Von Ende November 2016 an veröffentlichte die Gazeta Sporturilor ihre Rechercheergebnisse. "Wir hatten reichlich Material", sagt Tolontan, "in vier Tagen brachten wir 15 Artikel zu diesem Thema". Kurz darauf wurde Secureanu von der rumänischen Anti-Korruptionsbehörde DNA verhaftet - jetzt wartet der geständige Ex-Geschäftsführer auf seinen Prozess.
Dass sich ein Krankenhausmitarbeiter in Rumänien mit brisanten Informationen ausgerechnet an einen Fußballjournalisten wendet, liegt sowohl am Profil von Catalin Tolontan wie an Mängeln anderer Medien. Seine erste investigative Recherche veröffentlichte Tolontan, der seit 22 Jahren für die Fußballzeitung arbeitet, vor zwei Jahrzehnten: über Doping und Betrug bei Sportwetten. 2008 deckte Tolontan einen noch größeren Skandal über millionenschweren Betrug auf dem internationalen Fußballtransfermarkt auf. 2014 wurden acht Größen des rumänischen Fußballs zu Gefängnisstrafen verurteilt, auch Gica Popescu, Ex-Kapitän des FC Barcelona.
Die Konkurrenz ist zum großen Teil sehr eng mit Politikern und Parteien verbunden
Zur Recherchefähigkeit Tolontans und seiner Kollegen kommt, dass viele andere Medien in Rumänien kein Geld für oder kein Interesse an investigativen Themen haben. Rumäniens öffentlich-rechtliches Fernsehen ist seit Jahren unterfinanziert. "Zudem wird bei jedem Regierungswechsel die Führung ausgetauscht", sagt Razvan Martin, Medienspezialist bei der Bürgergruppe Active Watch. Beim Publikum beliebte Privatsender legen den Schwerpunkt auf Spielfilme oder Talkshows, kritische Berichte und investigative Recherchen fehlen. Das liegt nicht unbedingt an kommerziellen Zwängen. "Fast alle Eigentümer privater Fernsehsender sind mit Parteien oder Politikern verbunden", sagt Martin. Eine Erkenntnis, die ähnlich auch in anderen Balkanländern wie Bulgarien, Serbien oder Mazedonien gilt. Tolotans Fußballzeitung ist eines der wenigen Medien, das investigativen Journalismus tatsächlich an den Leser bringt.

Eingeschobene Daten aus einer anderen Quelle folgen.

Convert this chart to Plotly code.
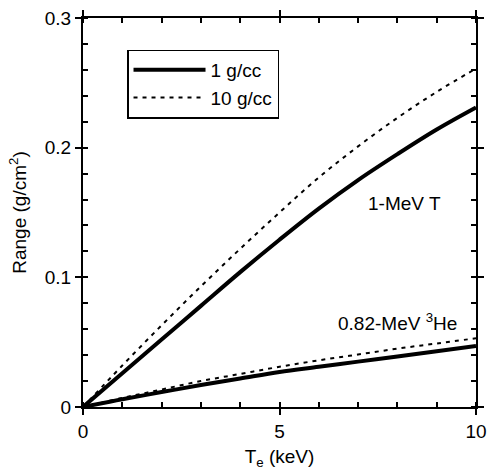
import plotly.graph_objects as go

te = [0, 1, 2, 3, 4, 5, 6, 7, 8, 9, 10]
t_1gcc = [0, 0.026, 0.052, 0.078, 0.104, 0.129, 0.153, 0.175, 0.195, 0.214, 0.231]
t_10gcc = [0, 0.032, 0.063, 0.093, 0.122, 0.150, 0.177, 0.201, 0.223, 0.243, 0.261]
he_1gcc = [0, 0.006, 0.0115, 0.017, 0.022, 0.027, 0.031, 0.035, 0.039, 0.043, 0.047]
he_10gcc = [0, 0.007, 0.0135, 0.020, 0.0255, 0.031, 0.036, 0.0405, 0.045, 0.049, 0.053]

x_ticks = [0, 5, 10]
y_ticks = [0, 0.1, 0.2, 0.3]
y_ticklabels = ["0", "0.1", "0.2", "0.3"]

FONT = "Liberation Sans, Arial, sans-serif"
FS = 19
solid = dict(color="black", width=4)
dotted = dict(color="black", width=2, dash="4px,5px")

fig = go.Figure()
fig.add_trace(go.Scatter(x=te, y=t_1gcc, mode="lines", line=solid, name="1 g/cc", line_shape="spline"))
fig.add_trace(go.Scatter(x=te, y=t_10gcc, mode="lines", line=dotted, name="10 g/cc", line_shape="spline"))
fig.add_trace(go.Scatter(x=te, y=he_1gcc, mode="lines", line=solid, showlegend=False, line_shape="spline"))
fig.add_trace(go.Scatter(x=te, y=he_10gcc, mode="lines", line=dotted, showlegend=False, line_shape="spline"))

axis_common = dict(showgrid=False, zeroline=False, linecolor="black", linewidth=2,
                   tickcolor="black", tickwidth=2, mirror="ticks", showline=True, automargin=False,
                   tickfont=dict(family=FONT, size=FS, color="black"))

fig.update_layout(
    width=487, height=470,
    margin=dict(l=83, r=11, t=18, b=63),
    paper_bgcolor="white", plot_bgcolor="white",
    font=dict(family=FONT, size=FS, color="black"),
    xaxis=dict(range=[0, 10], tickvals=x_ticks, ticks="outside", ticklen=6,
               minor=dict(ticks="inside", ticklen=5, dtick=1, tickcolor="black", tickwidth=1.5),
               title=dict(text="T<sub>e</sub> (keV)", font=dict(family=FONT, size=FS), standoff=16),
               **axis_common),
    yaxis=dict(range=[0, 0.3], tickvals=y_ticks, ticktext=y_ticklabels, ticks="outside", ticklen=6,
               minor=dict(ticks="inside", ticklen=5, dtick=0.02, tickcolor="black", tickwidth=1.5),
               title=dict(text="Range (g/cm<sup>2</sup>)", font=dict(family=FONT, size=FS), standoff=13),
               **axis_common),
    xaxis2=dict(range=[0, 10], overlaying="x", anchor="y", side="bottom", tickvals=x_ticks,
                ticks="inside", ticklen=6, tickwidth=2, tickcolor="black", showticklabels=False,
                showgrid=False, zeroline=False, showline=False, mirror="ticks", automargin=False),
    yaxis2=dict(range=[0, 0.3], overlaying="y", anchor="x", side="left", tickvals=y_ticks,
                ticks="inside", ticklen=6, tickwidth=2, tickcolor="black", showticklabels=False,
                showgrid=False, zeroline=False, showline=False, mirror="ticks", automargin=False),
    legend=dict(x=0.112, y=0.919, xanchor="left", yanchor="top",
                bordercolor="black", borderwidth=1.5, bgcolor="white",
                font=dict(family=FONT, size=FS), itemwidth=72, tracegroupgap=0),
    annotations=[
        dict(x=7.2, y=0.157, xref="x", yref="y", text="1-MeV T", showarrow=False,
             font=dict(family=FONT, size=FS), xanchor="left", yanchor="middle"),
        dict(x=6.45, y=0.0655, xref="x", yref="y", text="0.82-MeV <sup>3</sup>He", showarrow=False,
             font=dict(family=FONT, size=FS), xanchor="left", yanchor="middle"),
    ],
)

fig.write_html("out.html")
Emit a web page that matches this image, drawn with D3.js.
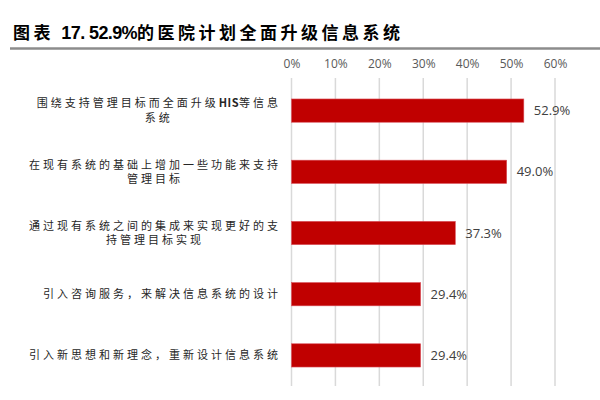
<!DOCTYPE html>
<html>
<head>
<meta charset="utf-8">
<script src="https://cdn.jsdelivr.net/npm/d3@7"></script>
<style>
  body { margin: 0; background: #fff; }
  svg { display: block; }
</style>
</head>
<body>
<div></div>
<script>
const width = 600;
const height = 400;

const categories = [
    "围绕支持管理目标而全面升级HIS等信息\n系统",
    "在现有系统的基础上增加一些功能来支持\n管理目标",
    "通过现有系统之间的集成来实现更好的支\n持管理目标实现",
    "引入咨询服务，来解决信息系统的设计",
    "引入新思想和新理念，重新设计信息系统"
];
const values = [52.9, 49.0, 37.3, 29.4, 29.4];
const tickValues = [0, 10, 20, 30, 40, 50, 60];

const svg = d3.select('div')
    .append('svg')
    .attr('width', width)
    .attr('height', height);

// title
const title = svg.append('text')
    .attr('x', 13)
    .attr('y', 39)
    .attr('fill', '#000')
    .style('font-weight', 'bold');
title.append('tspan')
    .style('font-family', '"Noto Sans CJK SC"')
    .style('font-size', '17px')
    .style('letter-spacing', '3.5px')
    .text('图表 ');
title.append('tspan')
    .style('font-family', '"Liberation Sans", Arial')
    .style('font-size', '18px')
    .style('letter-spacing', '-0.6px')
    .text('17. 52.9%');
title.append('tspan')
    .style('font-family', '"Noto Sans CJK SC"')
    .style('font-size', '17px')
    .style('letter-spacing', '3.5px')
    .text('的医院计划全面升级信息系统');

svg.append('line')
    .attr('x1', 10).attr('x2', 600)
    .attr('y1', 48.5).attr('y2', 48.5)
    .attr('stroke', '#8c8c8c')
    .attr('stroke-width', 2.5);

const x = d3.scaleLinear()
    .domain([0, 60])
    .range([291.5, 555]);

const y = d3.scaleBand()
    .domain(categories)
    .range([80, 386])
    .paddingInner(0.62)
    .paddingOuter(0.31);

// grid lines
svg.append('g')
    .selectAll('line')
    .data(tickValues)
    .join('line')
    .attr('x1', d => x(d)).attr('x2', d => x(d))
    .attr('y1', 78).attr('y2', 386)
    .attr('stroke', '#d9d9d9')
    .attr('stroke-width', 1.5);

// top axis labels
const xAxis = svg.append('g')
    .attr('transform', 'translate(0,68)')
    .call(d3.axisTop(x).tickValues(tickValues).tickFormat(d => d + '%').tickSize(0).tickPadding(0));
xAxis.select('.domain').remove();
xAxis.selectAll('text')
    .attr('fill', '#595959')
    .style('font-family', '"Open Sans", sans-serif')
    .style('font-size', '12px');

// bars
svg.append('g')
    .selectAll('rect')
    .data(values)
    .join('rect')
    .attr('x', x(0))
    .attr('y', (d, i) => y(categories[i]))
    .attr('width', d => x(d) - x(0))
    .attr('height', y.bandwidth())
    .attr('fill', '#c00000')
    .attr('stroke', '#d9505a')
    .attr('stroke-width', 0.6);

// value labels
svg.append('g')
    .selectAll('text')
    .data(values)
    .join('text')
    .attr('x', d => x(d) + 10)
    .attr('y', (d, i) => y(categories[i]) + y.bandwidth() / 2)
    .attr('dy', '0.36em')
    .attr('fill', '#404040')
    .style('font-family', '"Open Sans", sans-serif')
    .style('font-size', '13px')
    .text(d => d.toFixed(1) + '%');

// category labels, lines centred in a block that is right aligned
const labelRight = 281;
const lineH = 14.5;
categories.forEach((c, i) => {
    const lines = c.split('\n');
    const cy = y(c) + y.bandwidth() / 2;
    const g = svg.append('g');
    const texts = g.selectAll('text')
        .data(lines)
        .join('text')
        .attr('y', (d, j) => cy + (j - (lines.length - 1) / 2) * lineH)
        .attr('dy', '0.36em')
        .attr('text-anchor', 'middle')
        .attr('fill', '#262626')
        .style('font-family', '"Noto Sans CJK SC"')
        .style('font-size', '11px');
    // latin runs (HIS) are set tight and bold, CJK runs spaced out
    texts.each(function(d) {
        const runs = d.match(/[A-Za-z0-9]+|[^A-Za-z0-9]+/g);
        d3.select(this).selectAll('tspan')
            .data(runs)
            .join('tspan')
            .style('letter-spacing', r => /[A-Za-z0-9]/.test(r) ? '0.5px' : '3px')
            .style('font-weight', r => /[A-Za-z0-9]/.test(r) ? 'bold' : 'normal')
            .text(r => r);
    });
    let maxW = 0;
    texts.each(function() { maxW = Math.max(maxW, this.getComputedTextLength()); });
    texts.attr('x', labelRight - maxW / 2);
});
</script>
</body>
</html>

Die Fernsehsender Antena 1 und Antena 3 etwa, bis heute Sprachrohr der regierenden postkommunistischen Partei PSD, gehörten lange zum Medienimperium des ehemaligen Ex-Securitate-Spitzels Dan Voicolescu- 2014 und 2016 wegen Betrugs und Erpressung zu insgesamt zwölf Jahren Gefängnis verurteilt. Der Fernsehsender Romania TV wurde von Sebastian Ghita aufgebaut, lange PSD-Führungsmitglied und angeblich Rumäniens reichster Parlamentarier, bis Ermittler ihn 2016 wegen des Verdachts auf Bestechung, Erpressung oder Geldwäsche anklagten. Vergleichsweise objektiv und kritisch berichtet der erst wenige Jahre alte Fernsehsender Digi 24, der bisher allerdings nur wenige Rumänen erreicht.